- [Source data]:
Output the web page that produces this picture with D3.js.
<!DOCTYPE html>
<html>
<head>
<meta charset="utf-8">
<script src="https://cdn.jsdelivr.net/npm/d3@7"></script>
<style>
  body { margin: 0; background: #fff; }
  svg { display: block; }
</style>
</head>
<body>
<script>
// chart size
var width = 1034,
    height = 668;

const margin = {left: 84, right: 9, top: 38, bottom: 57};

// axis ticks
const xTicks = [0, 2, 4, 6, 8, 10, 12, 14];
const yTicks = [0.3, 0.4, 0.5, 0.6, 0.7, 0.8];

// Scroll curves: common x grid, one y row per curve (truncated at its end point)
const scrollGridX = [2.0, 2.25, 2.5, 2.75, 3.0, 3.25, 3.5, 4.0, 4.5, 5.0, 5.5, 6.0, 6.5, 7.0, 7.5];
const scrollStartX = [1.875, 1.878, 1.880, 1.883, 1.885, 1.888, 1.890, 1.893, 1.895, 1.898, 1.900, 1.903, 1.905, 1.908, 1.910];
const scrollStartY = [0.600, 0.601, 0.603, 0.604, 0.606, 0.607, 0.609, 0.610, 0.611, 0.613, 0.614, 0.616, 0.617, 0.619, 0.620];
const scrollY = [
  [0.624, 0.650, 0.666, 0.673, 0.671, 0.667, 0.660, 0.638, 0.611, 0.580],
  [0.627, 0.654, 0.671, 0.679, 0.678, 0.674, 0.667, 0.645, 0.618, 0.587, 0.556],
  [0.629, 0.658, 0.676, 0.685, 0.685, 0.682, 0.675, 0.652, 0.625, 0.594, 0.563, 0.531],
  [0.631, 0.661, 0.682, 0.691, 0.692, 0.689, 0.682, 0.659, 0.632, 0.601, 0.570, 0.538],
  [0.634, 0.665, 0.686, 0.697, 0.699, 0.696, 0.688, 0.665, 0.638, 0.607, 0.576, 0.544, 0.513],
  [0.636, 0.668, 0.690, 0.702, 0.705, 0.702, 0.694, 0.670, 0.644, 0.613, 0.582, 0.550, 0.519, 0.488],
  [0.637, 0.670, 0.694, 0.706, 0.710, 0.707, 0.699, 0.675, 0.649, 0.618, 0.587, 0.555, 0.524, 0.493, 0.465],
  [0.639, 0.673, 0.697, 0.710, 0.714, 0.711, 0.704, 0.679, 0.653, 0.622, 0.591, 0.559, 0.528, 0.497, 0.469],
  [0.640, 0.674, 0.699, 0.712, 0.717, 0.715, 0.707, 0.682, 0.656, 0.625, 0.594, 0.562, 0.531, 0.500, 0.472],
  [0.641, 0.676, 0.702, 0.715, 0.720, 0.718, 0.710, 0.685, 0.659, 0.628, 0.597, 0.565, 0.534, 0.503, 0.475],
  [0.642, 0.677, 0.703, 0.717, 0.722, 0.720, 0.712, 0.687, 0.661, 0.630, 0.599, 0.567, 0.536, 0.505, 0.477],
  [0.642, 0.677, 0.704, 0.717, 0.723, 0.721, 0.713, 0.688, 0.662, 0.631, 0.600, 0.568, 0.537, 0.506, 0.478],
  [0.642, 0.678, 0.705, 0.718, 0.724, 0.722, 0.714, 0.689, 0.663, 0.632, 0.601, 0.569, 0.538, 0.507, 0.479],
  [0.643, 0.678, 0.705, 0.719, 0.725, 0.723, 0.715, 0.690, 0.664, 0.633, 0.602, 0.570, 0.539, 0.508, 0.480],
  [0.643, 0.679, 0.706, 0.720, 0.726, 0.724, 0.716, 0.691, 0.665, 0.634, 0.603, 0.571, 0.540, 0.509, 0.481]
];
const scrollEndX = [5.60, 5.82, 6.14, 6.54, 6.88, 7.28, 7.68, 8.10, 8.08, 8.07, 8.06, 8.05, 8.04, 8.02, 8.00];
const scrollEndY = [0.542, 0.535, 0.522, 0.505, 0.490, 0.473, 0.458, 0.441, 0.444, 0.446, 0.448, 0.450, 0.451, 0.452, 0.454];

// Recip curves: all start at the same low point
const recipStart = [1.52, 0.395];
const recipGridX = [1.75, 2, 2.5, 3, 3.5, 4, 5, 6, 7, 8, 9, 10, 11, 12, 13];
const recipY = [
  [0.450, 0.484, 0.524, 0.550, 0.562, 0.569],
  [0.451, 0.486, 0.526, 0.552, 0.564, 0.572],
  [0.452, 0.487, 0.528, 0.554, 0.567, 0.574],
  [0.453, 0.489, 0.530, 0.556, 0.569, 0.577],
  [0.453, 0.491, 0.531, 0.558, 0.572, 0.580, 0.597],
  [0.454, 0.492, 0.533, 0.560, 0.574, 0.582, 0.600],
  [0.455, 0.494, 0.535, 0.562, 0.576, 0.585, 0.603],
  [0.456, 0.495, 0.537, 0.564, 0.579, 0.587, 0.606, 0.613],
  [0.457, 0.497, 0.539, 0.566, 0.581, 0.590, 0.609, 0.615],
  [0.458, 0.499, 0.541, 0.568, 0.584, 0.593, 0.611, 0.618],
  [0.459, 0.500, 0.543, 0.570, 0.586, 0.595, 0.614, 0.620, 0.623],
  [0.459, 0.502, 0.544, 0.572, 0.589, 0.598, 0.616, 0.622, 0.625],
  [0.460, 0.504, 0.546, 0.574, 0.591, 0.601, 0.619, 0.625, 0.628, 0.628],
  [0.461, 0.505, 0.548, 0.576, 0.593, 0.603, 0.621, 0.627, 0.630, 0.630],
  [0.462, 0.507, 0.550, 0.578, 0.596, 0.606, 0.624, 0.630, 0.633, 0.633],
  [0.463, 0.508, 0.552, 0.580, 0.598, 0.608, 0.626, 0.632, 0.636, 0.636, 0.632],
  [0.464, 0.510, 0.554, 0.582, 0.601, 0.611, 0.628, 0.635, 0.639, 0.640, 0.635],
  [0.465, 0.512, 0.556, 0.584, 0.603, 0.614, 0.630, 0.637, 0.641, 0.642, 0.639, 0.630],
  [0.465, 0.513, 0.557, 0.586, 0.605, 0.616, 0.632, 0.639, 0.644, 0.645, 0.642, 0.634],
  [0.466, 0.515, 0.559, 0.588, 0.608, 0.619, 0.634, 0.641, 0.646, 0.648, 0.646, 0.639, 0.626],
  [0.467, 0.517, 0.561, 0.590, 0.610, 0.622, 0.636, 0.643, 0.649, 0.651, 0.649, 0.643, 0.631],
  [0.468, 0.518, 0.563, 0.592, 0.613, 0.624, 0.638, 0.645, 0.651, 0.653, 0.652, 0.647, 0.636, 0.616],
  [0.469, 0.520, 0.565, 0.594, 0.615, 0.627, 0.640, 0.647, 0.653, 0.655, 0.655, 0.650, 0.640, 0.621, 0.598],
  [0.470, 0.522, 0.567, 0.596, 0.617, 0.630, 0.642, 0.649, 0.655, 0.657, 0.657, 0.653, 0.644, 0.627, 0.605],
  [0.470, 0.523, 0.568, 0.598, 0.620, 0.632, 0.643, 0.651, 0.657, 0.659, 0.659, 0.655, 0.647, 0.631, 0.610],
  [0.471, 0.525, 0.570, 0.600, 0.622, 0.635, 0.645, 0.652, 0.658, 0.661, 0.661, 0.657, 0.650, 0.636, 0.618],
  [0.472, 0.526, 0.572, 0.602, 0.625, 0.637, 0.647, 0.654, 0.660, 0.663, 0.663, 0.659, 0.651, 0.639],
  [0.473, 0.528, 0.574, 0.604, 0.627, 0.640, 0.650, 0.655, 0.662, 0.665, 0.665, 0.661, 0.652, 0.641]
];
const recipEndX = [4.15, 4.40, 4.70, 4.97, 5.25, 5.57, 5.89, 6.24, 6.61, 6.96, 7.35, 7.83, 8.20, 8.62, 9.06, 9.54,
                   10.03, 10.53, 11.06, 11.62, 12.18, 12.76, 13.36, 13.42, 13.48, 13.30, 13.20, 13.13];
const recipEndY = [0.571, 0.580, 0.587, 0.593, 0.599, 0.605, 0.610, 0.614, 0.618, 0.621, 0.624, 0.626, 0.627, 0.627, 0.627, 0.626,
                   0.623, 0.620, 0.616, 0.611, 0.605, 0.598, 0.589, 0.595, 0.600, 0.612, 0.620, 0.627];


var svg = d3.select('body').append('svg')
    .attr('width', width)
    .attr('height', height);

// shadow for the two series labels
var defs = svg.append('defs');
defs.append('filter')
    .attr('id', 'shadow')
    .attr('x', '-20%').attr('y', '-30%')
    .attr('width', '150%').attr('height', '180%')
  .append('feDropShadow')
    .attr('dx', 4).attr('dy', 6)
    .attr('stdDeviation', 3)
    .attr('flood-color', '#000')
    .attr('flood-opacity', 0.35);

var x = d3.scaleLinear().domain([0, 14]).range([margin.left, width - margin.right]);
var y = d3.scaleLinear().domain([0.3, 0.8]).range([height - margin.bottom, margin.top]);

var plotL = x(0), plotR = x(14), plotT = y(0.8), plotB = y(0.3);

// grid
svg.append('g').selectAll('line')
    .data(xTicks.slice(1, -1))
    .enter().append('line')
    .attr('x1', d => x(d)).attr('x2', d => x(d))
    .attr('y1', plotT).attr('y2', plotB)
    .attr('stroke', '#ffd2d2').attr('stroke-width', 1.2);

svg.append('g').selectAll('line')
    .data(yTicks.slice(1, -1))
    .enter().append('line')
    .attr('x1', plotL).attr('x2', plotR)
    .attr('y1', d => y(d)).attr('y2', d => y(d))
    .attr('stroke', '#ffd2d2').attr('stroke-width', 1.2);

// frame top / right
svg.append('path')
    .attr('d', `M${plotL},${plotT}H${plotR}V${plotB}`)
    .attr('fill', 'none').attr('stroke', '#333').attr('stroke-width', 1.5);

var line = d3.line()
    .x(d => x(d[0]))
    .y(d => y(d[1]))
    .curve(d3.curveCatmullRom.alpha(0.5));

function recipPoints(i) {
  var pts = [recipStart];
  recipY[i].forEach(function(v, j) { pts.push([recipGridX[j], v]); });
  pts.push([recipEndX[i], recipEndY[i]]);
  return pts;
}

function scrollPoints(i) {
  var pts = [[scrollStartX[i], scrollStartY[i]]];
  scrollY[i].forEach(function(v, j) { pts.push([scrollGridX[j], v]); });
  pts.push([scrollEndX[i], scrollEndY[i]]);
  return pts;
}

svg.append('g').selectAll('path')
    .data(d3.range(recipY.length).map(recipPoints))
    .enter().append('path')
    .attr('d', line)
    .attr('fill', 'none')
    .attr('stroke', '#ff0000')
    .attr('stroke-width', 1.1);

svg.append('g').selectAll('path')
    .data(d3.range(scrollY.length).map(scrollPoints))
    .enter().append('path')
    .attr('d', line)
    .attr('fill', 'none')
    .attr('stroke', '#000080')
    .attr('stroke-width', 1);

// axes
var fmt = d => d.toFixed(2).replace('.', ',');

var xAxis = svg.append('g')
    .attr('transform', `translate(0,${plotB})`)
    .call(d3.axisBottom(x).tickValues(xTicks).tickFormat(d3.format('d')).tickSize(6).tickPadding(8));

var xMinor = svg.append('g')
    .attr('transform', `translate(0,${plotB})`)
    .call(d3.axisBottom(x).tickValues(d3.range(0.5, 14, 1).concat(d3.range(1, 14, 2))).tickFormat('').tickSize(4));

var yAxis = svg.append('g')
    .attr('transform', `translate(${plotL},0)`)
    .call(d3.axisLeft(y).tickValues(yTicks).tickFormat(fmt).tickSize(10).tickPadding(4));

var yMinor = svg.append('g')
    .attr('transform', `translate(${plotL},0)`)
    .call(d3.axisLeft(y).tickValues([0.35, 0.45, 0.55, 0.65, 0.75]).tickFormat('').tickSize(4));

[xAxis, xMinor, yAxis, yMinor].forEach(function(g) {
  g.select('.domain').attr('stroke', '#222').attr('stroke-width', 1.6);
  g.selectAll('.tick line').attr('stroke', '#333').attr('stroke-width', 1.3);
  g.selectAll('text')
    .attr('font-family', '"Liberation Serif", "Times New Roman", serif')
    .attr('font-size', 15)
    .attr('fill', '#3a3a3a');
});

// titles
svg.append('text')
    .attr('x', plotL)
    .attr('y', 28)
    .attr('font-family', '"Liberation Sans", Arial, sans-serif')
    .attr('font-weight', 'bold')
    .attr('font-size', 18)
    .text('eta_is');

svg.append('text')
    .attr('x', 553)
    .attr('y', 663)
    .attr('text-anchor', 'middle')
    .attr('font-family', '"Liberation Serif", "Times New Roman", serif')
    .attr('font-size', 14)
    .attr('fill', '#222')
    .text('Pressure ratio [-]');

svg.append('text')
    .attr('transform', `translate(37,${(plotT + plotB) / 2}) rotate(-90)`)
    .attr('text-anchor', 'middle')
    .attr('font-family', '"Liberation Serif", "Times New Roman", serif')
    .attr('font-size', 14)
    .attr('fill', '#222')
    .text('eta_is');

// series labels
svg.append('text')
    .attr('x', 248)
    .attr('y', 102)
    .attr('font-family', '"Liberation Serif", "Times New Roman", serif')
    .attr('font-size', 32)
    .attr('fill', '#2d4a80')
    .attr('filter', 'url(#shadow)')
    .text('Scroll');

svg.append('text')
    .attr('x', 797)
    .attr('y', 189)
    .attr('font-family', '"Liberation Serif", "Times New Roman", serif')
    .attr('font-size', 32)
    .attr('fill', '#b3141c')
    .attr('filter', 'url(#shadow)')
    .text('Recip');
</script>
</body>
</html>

- [Exercise description]: Only the lines from the first line of the material above through the line that contains "const yTicks = [0.3, 0.4, 0.5, 0.6, 0.7, 0.8];" should be quoted, each one exactly.

- [Task output]:
Output the web page that produces this picture with D3.js.
<!DOCTYPE html>
<html>
<head>
<meta charset="utf-8">
<script src="https://cdn.jsdelivr.net/npm/d3@7"></script>
<style>
  body { margin: 0; background: #fff; }
  svg { display: block; }
</style>
</head>
<body>
<script>
// chart size
var width = 1034,
    height = 668;

const margin = {left: 84, right: 9, top: 38, bottom: 57};

// axis ticks
const xTicks = [0, 2, 4, 6, 8, 10, 12, 14];
const yTicks = [0.3, 0.4, 0.5, 0.6, 0.7, 0.8];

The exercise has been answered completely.